## To do:
Reproduce exactly only the lines from the line that holds "Write a Python" to the line that holds "from bokeh.resources import INLINE", inclusive, in the listing below, and please leave out every picture.
##### Available records #####
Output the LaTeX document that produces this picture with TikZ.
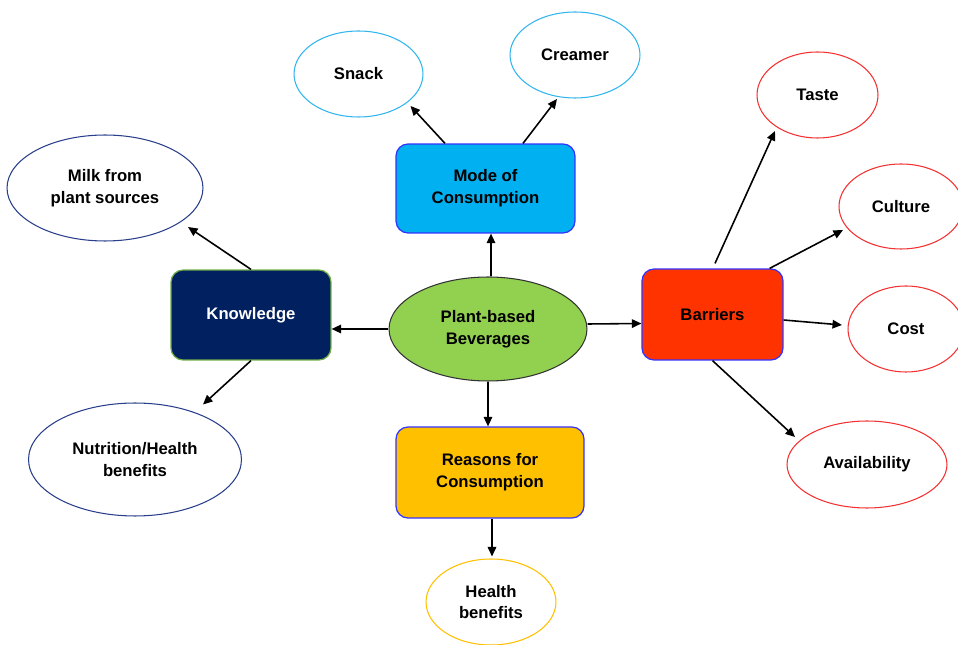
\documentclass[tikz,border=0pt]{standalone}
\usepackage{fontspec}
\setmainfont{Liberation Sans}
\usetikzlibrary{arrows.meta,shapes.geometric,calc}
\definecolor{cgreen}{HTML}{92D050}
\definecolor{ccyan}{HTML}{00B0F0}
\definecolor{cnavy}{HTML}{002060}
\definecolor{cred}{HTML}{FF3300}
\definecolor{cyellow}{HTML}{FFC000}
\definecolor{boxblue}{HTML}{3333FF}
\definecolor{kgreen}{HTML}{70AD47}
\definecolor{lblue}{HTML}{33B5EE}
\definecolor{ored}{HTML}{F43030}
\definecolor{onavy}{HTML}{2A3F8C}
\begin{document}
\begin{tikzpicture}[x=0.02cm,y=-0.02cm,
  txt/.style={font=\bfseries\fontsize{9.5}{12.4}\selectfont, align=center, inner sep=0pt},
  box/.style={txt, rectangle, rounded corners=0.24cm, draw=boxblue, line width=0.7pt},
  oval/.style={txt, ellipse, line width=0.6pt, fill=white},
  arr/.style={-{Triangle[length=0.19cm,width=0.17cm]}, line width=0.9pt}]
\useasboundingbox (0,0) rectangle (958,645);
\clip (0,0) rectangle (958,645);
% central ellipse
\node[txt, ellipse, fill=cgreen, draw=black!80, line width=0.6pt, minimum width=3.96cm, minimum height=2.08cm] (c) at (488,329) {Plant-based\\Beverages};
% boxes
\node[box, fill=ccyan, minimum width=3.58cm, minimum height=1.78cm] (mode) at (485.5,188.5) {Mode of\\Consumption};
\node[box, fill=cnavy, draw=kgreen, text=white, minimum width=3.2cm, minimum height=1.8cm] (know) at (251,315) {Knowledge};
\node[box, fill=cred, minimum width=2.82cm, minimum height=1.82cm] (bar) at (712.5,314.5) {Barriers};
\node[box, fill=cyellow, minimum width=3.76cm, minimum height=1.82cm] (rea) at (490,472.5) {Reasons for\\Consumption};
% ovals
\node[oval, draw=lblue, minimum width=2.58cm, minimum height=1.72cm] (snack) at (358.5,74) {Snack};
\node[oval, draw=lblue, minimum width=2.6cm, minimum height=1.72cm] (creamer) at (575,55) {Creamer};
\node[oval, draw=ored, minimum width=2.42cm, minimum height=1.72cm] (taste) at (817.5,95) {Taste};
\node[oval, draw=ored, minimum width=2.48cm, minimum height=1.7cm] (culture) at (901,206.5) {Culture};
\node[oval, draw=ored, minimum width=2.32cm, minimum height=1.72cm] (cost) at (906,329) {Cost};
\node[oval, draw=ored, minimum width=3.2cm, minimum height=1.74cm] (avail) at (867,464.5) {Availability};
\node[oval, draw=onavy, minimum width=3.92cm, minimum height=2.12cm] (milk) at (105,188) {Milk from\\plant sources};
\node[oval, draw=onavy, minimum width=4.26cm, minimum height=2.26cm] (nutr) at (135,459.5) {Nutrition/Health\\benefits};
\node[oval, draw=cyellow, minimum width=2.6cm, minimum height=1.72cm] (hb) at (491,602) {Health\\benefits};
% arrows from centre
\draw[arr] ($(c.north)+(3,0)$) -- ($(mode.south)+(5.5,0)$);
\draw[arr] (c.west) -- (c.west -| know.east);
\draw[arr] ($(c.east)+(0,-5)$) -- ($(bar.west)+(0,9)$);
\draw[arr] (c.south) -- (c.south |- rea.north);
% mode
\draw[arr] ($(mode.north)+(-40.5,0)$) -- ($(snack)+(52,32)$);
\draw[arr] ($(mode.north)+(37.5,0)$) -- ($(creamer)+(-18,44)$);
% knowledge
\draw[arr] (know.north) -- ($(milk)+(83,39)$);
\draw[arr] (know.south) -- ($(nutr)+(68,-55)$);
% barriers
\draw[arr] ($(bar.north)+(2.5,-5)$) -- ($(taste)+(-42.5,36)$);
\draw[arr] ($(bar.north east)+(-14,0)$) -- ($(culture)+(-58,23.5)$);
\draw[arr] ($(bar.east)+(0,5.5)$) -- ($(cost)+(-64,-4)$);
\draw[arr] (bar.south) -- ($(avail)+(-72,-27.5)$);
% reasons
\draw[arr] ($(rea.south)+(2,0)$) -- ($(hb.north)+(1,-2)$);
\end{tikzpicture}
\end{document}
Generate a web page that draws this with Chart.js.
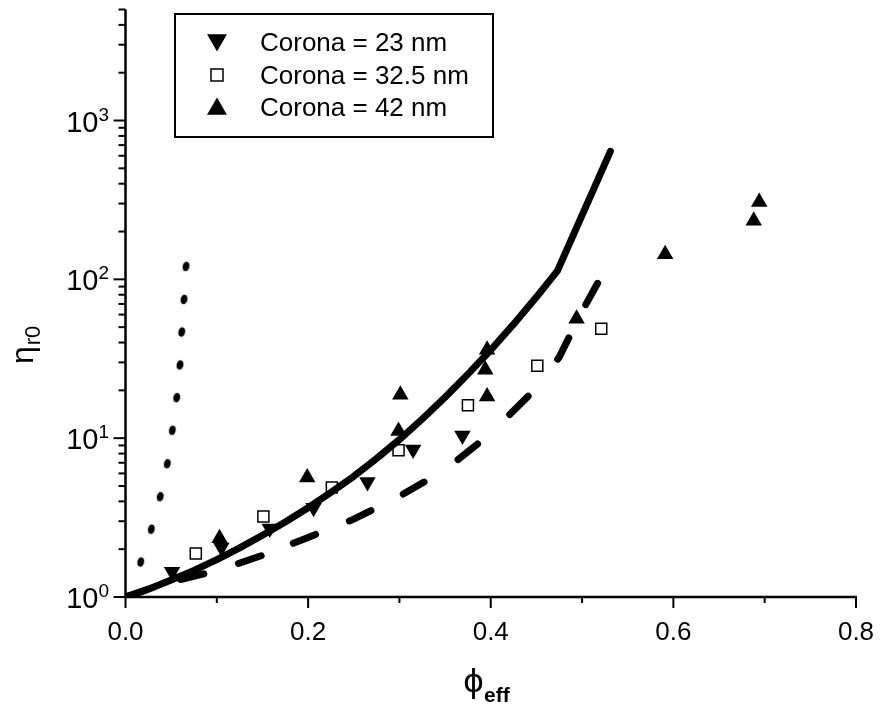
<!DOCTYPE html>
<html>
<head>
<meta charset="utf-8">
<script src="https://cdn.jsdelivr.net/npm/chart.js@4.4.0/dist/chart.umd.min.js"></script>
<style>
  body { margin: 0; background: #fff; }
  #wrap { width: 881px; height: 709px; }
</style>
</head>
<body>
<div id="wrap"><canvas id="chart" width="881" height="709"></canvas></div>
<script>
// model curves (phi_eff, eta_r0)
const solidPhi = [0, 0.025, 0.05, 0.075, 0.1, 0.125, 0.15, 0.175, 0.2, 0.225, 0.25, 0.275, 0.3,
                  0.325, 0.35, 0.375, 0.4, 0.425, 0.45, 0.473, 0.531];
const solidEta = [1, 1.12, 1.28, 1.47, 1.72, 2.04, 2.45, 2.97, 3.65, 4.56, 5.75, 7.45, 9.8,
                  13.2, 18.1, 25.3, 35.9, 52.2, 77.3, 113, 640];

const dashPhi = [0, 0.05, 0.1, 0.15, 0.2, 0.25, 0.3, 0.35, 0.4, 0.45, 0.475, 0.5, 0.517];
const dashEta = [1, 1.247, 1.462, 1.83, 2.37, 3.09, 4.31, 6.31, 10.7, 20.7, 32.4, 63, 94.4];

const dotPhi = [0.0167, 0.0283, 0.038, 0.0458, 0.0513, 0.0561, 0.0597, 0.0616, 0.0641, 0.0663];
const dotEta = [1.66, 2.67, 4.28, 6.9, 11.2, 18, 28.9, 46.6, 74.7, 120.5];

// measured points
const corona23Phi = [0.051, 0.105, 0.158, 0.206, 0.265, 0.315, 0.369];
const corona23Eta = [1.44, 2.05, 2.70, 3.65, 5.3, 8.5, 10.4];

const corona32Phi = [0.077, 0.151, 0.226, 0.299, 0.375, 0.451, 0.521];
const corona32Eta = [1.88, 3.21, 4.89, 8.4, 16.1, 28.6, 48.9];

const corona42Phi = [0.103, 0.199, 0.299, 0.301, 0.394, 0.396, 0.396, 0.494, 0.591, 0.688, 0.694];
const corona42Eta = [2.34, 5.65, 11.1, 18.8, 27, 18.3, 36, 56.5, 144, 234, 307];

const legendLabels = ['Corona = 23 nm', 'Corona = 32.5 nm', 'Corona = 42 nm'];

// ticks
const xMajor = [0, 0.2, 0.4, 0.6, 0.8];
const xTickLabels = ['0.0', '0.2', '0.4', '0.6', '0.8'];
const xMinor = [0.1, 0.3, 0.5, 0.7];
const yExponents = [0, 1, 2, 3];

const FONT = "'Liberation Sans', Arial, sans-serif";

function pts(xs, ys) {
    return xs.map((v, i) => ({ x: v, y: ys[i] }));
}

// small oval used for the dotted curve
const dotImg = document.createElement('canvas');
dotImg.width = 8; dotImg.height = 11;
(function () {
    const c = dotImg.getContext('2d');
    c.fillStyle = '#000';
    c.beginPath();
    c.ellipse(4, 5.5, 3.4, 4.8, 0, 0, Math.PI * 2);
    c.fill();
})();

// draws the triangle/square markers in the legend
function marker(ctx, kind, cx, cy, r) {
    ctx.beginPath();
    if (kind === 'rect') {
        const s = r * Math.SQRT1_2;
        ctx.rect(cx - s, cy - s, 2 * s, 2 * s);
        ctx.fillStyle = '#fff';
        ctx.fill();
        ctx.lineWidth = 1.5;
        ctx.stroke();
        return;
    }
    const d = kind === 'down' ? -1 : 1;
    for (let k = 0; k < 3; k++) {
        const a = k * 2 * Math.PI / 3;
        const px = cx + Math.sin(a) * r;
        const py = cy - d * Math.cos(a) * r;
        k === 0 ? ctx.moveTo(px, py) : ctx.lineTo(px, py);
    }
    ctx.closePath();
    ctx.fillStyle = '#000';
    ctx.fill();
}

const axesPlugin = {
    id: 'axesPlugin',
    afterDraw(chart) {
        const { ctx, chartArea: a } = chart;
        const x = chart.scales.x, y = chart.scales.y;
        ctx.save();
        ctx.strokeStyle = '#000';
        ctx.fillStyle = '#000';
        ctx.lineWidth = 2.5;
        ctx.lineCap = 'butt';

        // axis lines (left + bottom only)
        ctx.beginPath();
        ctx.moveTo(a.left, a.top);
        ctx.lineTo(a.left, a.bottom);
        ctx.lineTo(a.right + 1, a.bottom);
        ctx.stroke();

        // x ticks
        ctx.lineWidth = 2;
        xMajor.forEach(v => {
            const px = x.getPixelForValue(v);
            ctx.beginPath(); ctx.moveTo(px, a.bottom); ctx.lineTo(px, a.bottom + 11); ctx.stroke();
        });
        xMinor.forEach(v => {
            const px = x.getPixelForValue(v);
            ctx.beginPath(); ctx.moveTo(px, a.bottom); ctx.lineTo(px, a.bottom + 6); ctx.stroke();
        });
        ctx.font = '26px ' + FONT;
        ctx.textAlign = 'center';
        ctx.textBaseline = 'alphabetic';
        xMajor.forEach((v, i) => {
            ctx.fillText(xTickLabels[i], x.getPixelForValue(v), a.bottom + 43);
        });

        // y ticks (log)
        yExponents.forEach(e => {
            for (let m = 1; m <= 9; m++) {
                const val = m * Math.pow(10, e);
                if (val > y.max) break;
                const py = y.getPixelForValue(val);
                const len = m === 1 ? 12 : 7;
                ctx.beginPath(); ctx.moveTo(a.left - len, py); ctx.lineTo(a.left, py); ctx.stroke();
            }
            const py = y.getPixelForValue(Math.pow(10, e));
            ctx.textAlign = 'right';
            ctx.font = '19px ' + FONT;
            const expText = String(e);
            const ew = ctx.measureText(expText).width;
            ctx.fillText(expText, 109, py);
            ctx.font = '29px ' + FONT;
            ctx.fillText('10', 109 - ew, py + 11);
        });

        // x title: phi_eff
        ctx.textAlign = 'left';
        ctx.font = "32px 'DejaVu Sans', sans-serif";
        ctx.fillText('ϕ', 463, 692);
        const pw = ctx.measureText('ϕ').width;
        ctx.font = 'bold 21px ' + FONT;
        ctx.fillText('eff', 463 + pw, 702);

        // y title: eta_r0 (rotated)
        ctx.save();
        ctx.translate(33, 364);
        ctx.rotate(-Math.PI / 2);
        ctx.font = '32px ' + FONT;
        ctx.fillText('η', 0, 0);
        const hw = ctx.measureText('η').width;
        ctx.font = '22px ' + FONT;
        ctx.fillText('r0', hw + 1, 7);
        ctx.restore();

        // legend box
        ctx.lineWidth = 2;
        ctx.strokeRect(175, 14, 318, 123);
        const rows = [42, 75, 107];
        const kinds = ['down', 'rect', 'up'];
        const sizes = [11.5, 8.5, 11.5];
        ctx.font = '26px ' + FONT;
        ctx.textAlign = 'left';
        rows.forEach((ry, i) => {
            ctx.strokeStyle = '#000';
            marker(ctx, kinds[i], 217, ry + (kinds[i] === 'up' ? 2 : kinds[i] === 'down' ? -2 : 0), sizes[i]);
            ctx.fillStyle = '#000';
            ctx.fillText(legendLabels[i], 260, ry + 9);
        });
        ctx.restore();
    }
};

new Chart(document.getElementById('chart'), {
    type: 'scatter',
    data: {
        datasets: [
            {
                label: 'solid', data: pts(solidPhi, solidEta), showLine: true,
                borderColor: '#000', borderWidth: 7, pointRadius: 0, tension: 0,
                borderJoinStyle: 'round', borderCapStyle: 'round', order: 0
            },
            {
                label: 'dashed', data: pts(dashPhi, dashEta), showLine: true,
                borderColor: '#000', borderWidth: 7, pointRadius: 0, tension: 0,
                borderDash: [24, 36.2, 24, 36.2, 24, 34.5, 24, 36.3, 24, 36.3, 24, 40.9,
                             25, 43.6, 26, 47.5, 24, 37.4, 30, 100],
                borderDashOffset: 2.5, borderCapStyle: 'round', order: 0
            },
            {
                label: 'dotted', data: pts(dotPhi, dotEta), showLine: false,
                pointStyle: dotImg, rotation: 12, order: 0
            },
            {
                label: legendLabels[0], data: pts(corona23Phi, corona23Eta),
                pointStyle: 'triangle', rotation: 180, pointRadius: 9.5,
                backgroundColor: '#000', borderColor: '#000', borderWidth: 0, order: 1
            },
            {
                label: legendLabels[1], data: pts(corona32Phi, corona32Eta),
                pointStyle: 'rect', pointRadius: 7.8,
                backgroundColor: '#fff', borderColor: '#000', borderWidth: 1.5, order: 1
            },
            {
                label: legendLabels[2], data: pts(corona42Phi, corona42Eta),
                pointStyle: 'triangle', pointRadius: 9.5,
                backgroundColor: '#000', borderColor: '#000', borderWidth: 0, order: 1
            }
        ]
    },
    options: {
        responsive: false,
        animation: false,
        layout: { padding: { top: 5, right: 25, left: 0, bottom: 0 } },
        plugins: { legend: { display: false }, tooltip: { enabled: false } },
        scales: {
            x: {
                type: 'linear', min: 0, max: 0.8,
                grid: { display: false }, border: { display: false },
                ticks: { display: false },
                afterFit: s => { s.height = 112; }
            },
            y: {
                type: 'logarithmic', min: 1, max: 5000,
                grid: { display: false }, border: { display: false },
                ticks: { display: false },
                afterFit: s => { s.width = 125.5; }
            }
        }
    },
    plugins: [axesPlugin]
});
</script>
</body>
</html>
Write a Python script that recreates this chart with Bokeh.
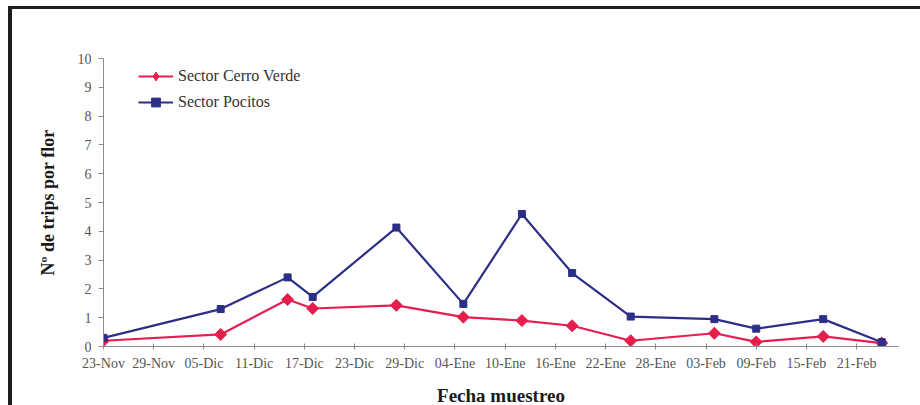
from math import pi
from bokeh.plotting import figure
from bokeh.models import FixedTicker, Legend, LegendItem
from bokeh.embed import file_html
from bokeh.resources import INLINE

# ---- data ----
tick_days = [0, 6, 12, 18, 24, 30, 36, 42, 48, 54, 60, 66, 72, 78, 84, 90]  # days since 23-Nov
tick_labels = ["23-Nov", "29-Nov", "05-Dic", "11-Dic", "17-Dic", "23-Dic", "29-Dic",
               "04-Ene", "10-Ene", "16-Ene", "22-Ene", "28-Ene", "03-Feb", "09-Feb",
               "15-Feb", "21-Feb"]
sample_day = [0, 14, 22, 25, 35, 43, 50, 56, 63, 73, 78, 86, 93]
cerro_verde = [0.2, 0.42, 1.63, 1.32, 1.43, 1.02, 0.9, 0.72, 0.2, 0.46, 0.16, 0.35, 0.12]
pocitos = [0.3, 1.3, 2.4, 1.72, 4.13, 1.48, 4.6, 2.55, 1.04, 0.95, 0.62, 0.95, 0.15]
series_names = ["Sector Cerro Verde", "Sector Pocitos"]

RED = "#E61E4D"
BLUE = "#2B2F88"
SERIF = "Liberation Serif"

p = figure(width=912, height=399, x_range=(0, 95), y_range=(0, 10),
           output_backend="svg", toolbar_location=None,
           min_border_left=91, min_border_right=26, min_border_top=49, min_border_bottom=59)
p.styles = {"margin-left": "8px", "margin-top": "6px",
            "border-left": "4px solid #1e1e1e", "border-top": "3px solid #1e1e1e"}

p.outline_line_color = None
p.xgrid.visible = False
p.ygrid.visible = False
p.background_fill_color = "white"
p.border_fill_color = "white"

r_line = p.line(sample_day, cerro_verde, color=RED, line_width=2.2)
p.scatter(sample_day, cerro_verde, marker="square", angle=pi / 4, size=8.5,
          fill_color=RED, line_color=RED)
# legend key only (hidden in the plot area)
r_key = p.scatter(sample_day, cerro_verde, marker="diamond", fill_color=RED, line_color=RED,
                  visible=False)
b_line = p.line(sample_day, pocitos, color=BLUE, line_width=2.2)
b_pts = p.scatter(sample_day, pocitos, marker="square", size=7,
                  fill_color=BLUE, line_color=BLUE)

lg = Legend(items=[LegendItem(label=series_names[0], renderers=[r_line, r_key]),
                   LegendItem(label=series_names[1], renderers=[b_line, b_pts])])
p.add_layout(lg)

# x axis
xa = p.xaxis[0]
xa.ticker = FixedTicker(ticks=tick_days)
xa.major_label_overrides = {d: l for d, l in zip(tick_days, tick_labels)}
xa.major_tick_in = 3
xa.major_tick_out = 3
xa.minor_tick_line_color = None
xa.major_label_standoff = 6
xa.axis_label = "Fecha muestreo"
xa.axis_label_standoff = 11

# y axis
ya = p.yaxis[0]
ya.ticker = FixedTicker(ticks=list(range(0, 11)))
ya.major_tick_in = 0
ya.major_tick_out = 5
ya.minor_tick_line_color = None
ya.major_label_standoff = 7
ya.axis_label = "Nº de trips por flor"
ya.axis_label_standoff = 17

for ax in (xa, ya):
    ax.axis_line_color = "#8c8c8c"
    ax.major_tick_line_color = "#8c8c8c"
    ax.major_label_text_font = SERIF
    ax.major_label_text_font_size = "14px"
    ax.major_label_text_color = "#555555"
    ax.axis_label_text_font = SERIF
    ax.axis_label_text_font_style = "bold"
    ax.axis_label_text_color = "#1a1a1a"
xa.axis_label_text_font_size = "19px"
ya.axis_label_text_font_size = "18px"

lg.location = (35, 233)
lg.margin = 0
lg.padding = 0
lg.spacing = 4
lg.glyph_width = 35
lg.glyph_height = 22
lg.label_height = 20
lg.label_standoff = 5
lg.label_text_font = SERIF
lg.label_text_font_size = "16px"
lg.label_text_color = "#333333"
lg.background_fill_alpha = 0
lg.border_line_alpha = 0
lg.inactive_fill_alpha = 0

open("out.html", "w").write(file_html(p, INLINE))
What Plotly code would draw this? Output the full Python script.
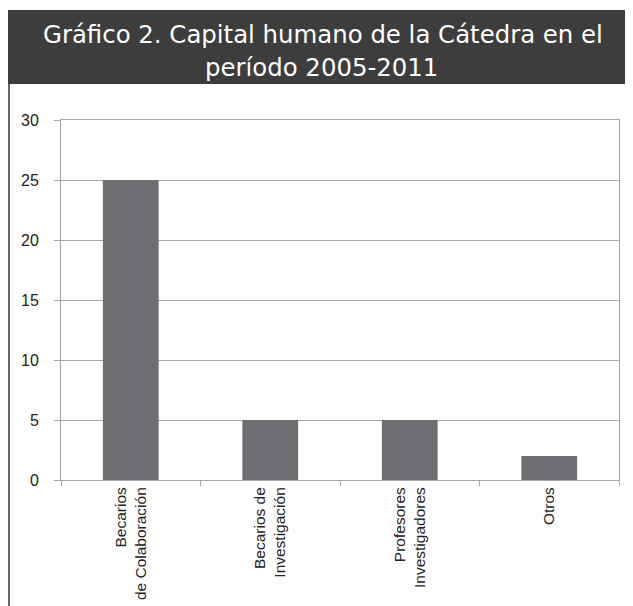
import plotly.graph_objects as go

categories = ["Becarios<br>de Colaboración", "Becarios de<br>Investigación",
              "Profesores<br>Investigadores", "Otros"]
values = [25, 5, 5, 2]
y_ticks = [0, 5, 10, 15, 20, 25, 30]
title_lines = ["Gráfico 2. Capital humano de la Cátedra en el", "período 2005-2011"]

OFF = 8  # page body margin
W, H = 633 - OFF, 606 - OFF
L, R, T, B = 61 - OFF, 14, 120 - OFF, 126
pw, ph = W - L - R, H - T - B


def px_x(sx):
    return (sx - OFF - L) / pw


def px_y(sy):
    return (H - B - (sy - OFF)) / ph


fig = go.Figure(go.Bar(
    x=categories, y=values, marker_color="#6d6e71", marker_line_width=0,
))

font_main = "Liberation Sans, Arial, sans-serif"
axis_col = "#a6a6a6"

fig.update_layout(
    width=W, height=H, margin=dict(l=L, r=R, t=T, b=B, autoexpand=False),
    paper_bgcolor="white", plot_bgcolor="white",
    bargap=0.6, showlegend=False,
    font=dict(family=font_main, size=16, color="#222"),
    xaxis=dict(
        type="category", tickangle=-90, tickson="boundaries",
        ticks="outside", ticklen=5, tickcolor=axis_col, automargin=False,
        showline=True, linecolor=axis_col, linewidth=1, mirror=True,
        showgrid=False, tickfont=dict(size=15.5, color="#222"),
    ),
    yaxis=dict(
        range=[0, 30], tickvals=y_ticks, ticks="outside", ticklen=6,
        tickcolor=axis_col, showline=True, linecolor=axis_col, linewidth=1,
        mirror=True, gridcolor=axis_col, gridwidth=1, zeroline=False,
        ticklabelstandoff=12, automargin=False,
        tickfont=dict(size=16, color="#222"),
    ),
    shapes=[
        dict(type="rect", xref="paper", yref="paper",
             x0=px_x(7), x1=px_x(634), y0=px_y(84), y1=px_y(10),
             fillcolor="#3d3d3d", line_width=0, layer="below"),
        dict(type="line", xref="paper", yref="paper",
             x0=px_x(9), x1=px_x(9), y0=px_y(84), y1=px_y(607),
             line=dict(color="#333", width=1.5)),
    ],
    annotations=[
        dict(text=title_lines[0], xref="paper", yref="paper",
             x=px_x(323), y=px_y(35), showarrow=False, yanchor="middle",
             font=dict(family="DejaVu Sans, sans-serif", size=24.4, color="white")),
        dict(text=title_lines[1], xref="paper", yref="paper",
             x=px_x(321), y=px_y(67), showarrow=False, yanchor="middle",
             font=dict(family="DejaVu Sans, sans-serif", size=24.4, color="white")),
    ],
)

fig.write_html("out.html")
#####
## Result of this task:
Write a Python script that recreates this chart with Bokeh.
from math import pi
from bokeh.plotting import figure
from bokeh.models import FixedTicker, Legend, LegendItem
from bokeh.embed import file_html
from bokeh.resources import INLINE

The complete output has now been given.